(Set exercise): Reproduce the data in its entirety, exactly as supplied.
+ + + + +
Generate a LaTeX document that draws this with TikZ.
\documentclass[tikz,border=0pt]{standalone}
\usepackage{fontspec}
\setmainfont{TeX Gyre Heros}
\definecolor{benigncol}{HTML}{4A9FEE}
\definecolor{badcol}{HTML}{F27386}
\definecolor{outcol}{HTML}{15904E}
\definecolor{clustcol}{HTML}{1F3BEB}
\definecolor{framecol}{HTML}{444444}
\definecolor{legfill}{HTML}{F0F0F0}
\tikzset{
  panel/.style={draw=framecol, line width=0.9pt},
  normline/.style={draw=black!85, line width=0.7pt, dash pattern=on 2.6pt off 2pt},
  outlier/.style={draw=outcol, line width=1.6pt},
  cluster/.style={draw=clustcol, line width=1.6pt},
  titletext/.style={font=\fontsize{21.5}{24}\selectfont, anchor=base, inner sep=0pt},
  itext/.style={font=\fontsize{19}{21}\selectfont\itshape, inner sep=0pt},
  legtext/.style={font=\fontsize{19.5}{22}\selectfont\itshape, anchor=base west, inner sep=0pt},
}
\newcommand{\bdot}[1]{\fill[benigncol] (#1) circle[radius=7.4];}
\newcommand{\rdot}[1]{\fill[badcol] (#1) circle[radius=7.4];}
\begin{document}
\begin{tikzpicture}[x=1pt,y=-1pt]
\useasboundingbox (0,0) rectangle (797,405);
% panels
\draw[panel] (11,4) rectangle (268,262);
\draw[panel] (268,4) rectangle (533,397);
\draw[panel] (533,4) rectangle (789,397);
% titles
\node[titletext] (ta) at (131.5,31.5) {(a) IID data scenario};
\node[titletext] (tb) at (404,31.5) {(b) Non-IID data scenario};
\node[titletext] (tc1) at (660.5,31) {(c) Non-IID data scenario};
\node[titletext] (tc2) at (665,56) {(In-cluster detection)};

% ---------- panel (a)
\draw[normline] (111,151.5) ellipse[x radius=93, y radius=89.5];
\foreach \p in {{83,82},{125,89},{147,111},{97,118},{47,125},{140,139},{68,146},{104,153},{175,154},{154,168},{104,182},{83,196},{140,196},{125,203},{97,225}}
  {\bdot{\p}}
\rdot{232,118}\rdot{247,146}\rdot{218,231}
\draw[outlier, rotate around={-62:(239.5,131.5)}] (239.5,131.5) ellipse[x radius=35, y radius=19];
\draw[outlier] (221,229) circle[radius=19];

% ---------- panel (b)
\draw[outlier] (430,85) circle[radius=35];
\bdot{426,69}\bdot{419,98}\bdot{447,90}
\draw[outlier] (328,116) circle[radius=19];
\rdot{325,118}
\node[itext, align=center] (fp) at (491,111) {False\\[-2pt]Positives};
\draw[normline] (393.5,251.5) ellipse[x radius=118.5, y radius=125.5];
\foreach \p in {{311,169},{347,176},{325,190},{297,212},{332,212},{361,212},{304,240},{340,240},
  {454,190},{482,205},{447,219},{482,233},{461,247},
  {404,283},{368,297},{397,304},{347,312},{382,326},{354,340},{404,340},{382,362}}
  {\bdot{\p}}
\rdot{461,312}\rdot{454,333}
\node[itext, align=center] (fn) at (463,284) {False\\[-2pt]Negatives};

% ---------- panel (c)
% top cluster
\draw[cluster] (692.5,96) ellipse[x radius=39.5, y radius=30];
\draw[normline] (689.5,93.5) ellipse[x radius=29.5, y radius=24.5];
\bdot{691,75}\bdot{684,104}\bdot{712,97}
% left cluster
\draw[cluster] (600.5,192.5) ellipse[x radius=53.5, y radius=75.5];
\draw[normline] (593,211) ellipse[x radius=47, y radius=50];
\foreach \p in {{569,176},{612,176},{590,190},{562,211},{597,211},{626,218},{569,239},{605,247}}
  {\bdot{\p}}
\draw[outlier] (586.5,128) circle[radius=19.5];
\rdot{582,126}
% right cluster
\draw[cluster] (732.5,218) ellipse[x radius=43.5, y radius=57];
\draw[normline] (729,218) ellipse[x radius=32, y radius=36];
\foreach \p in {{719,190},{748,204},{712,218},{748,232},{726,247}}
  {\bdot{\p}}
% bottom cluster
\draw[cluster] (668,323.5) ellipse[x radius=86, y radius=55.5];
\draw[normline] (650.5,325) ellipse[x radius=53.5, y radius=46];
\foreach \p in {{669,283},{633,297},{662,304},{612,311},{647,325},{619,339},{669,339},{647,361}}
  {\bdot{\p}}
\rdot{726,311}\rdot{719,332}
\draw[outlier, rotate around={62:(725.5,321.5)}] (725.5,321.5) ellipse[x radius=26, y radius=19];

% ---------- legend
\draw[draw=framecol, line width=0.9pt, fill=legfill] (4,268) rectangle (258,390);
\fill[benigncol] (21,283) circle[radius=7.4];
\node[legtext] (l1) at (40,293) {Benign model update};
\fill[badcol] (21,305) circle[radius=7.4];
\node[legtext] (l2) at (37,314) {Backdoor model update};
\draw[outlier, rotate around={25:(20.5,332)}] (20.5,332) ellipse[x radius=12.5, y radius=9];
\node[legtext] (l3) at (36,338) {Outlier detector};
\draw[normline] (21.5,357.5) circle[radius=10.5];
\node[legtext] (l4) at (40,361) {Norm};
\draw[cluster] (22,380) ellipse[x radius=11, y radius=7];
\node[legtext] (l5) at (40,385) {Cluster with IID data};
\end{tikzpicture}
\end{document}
+ + + + +
(Complete answer):
Generate a LaTeX document that draws this with TikZ.
\documentclass[tikz,border=0pt]{standalone}
\usepackage{fontspec}
\setmainfont{TeX Gyre Heros}
\definecolor{benigncol}{HTML}{4A9FEE}
\definecolor{badcol}{HTML}{F27386}
\definecolor{outcol}{HTML}{15904E}
\definecolor{clustcol}{HTML}{1F3BEB}
\definecolor{framecol}{HTML}{444444}
\definecolor{legfill}{HTML}{F0F0F0}
\tikzset{
  panel/.style={draw=framecol, line width=0.9pt},
  normline/.style={draw=black!85, line width=0.7pt, dash pattern=on 2.6pt off 2pt},
  outlier/.style={draw=outcol, line width=1.6pt},
  cluster/.style={draw=clustcol, line width=1.6pt},
  titletext/.style={font=\fontsize{21.5}{24}\selectfont, anchor=base, inner sep=0pt},
  itext/.style={font=\fontsize{19}{21}\selectfont\itshape, inner sep=0pt},
  legtext/.style={font=\fontsize{19.5}{22}\selectfont\itshape, anchor=base west, inner sep=0pt},
}
\newcommand{\bdot}[1]{\fill[benigncol] (#1) circle[radius=7.4];}
\newcommand{\rdot}[1]{\fill[badcol] (#1) circle[radius=7.4];}
\begin{document}
\begin{tikzpicture}[x=1pt,y=-1pt]
\useasboundingbox (0,0) rectangle (797,405);
% panels
\draw[panel] (11,4) rectangle (268,262);
\draw[panel] (268,4) rectangle (533,397);
\draw[panel] (533,4) rectangle (789,397);
% titles
\node[titletext] (ta) at (131.5,31.5) {(a) IID data scenario};
\node[titletext] (tb) at (404,31.5) {(b) Non-IID data scenario};
\node[titletext] (tc1) at (660.5,31) {(c) Non-IID data scenario};
\node[titletext] (tc2) at (665,56) {(In-cluster detection)};

% ---------- panel (a)
\draw[normline] (111,151.5) ellipse[x radius=93, y radius=89.5];
\foreach \p in {{83,82},{125,89},{147,111},{97,118},{47,125},{140,139},{68,146},{104,153},{175,154},{154,168},{104,182},{83,196},{140,196},{125,203},{97,225}}
  {\bdot{\p}}
\rdot{232,118}\rdot{247,146}\rdot{218,231}
\draw[outlier, rotate around={-62:(239.5,131.5)}] (239.5,131.5) ellipse[x radius=35, y radius=19];
\draw[outlier] (221,229) circle[radius=19];

% ---------- panel (b)
\draw[outlier] (430,85) circle[radius=35];
\bdot{426,69}\bdot{419,98}\bdot{447,90}
\draw[outlier] (328,116) circle[radius=19];
\rdot{325,118}
\node[itext, align=center] (fp) at (491,111) {False\\[-2pt]Positives};
\draw[normline] (393.5,251.5) ellipse[x radius=118.5, y radius=125.5];
\foreach \p in {{311,169},{347,176},{325,190},{297,212},{332,212},{361,212},{304,240},{340,240},
  {454,190},{482,205},{447,219},{482,233},{461,247},
  {404,283},{368,297},{397,304},{347,312},{382,326},{354,340},{404,340},{382,362}}
  {\bdot{\p}}
\rdot{461,312}\rdot{454,333}
\node[itext, align=center] (fn) at (463,284) {False\\[-2pt]Negatives};

% ---------- panel (c)
% top cluster
\draw[cluster] (692.5,96) ellipse[x radius=39.5, y radius=30];
\draw[normline] (689.5,93.5) ellipse[x radius=29.5, y radius=24.5];
\bdot{691,75}\bdot{684,104}\bdot{712,97}
% left cluster
\draw[cluster] (600.5,192.5) ellipse[x radius=53.5, y radius=75.5];
\draw[normline] (593,211) ellipse[x radius=47, y radius=50];
\foreach \p in {{569,176},{612,176},{590,190},{562,211},{597,211},{626,218},{569,239},{605,247}}
  {\bdot{\p}}
\draw[outlier] (586.5,128) circle[radius=19.5];
\rdot{582,126}
% right cluster
\draw[cluster] (732.5,218) ellipse[x radius=43.5, y radius=57];
\draw[normline] (729,218) ellipse[x radius=32, y radius=36];
\foreach \p in {{719,190},{748,204},{712,218},{748,232},{726,247}}
  {\bdot{\p}}
% bottom cluster
\draw[cluster] (668,323.5) ellipse[x radius=86, y radius=55.5];
\draw[normline] (650.5,325) ellipse[x radius=53.5, y radius=46];
\foreach \p in {{669,283},{633,297},{662,304},{612,311},{647,325},{619,339},{669,339},{647,361}}
  {\bdot{\p}}
\rdot{726,311}\rdot{719,332}
\draw[outlier, rotate around={62:(725.5,321.5)}] (725.5,321.5) ellipse[x radius=26, y radius=19];

% ---------- legend
\draw[draw=framecol, line width=0.9pt, fill=legfill] (4,268) rectangle (258,390);
\fill[benigncol] (21,283) circle[radius=7.4];
\node[legtext] (l1) at (40,293) {Benign model update};
\fill[badcol] (21,305) circle[radius=7.4];
\node[legtext] (l2) at (37,314) {Backdoor model update};
\draw[outlier, rotate around={25:(20.5,332)}] (20.5,332) ellipse[x radius=12.5, y radius=9];
\node[legtext] (l3) at (36,338) {Outlier detector};
\draw[normline] (21.5,357.5) circle[radius=10.5];
\node[legtext] (l4) at (40,361) {Norm};
\draw[cluster] (22,380) ellipse[x radius=11, y radius=7];
\node[legtext] (l5) at (40,385) {Cluster with IID data};
\end{tikzpicture}
\end{document}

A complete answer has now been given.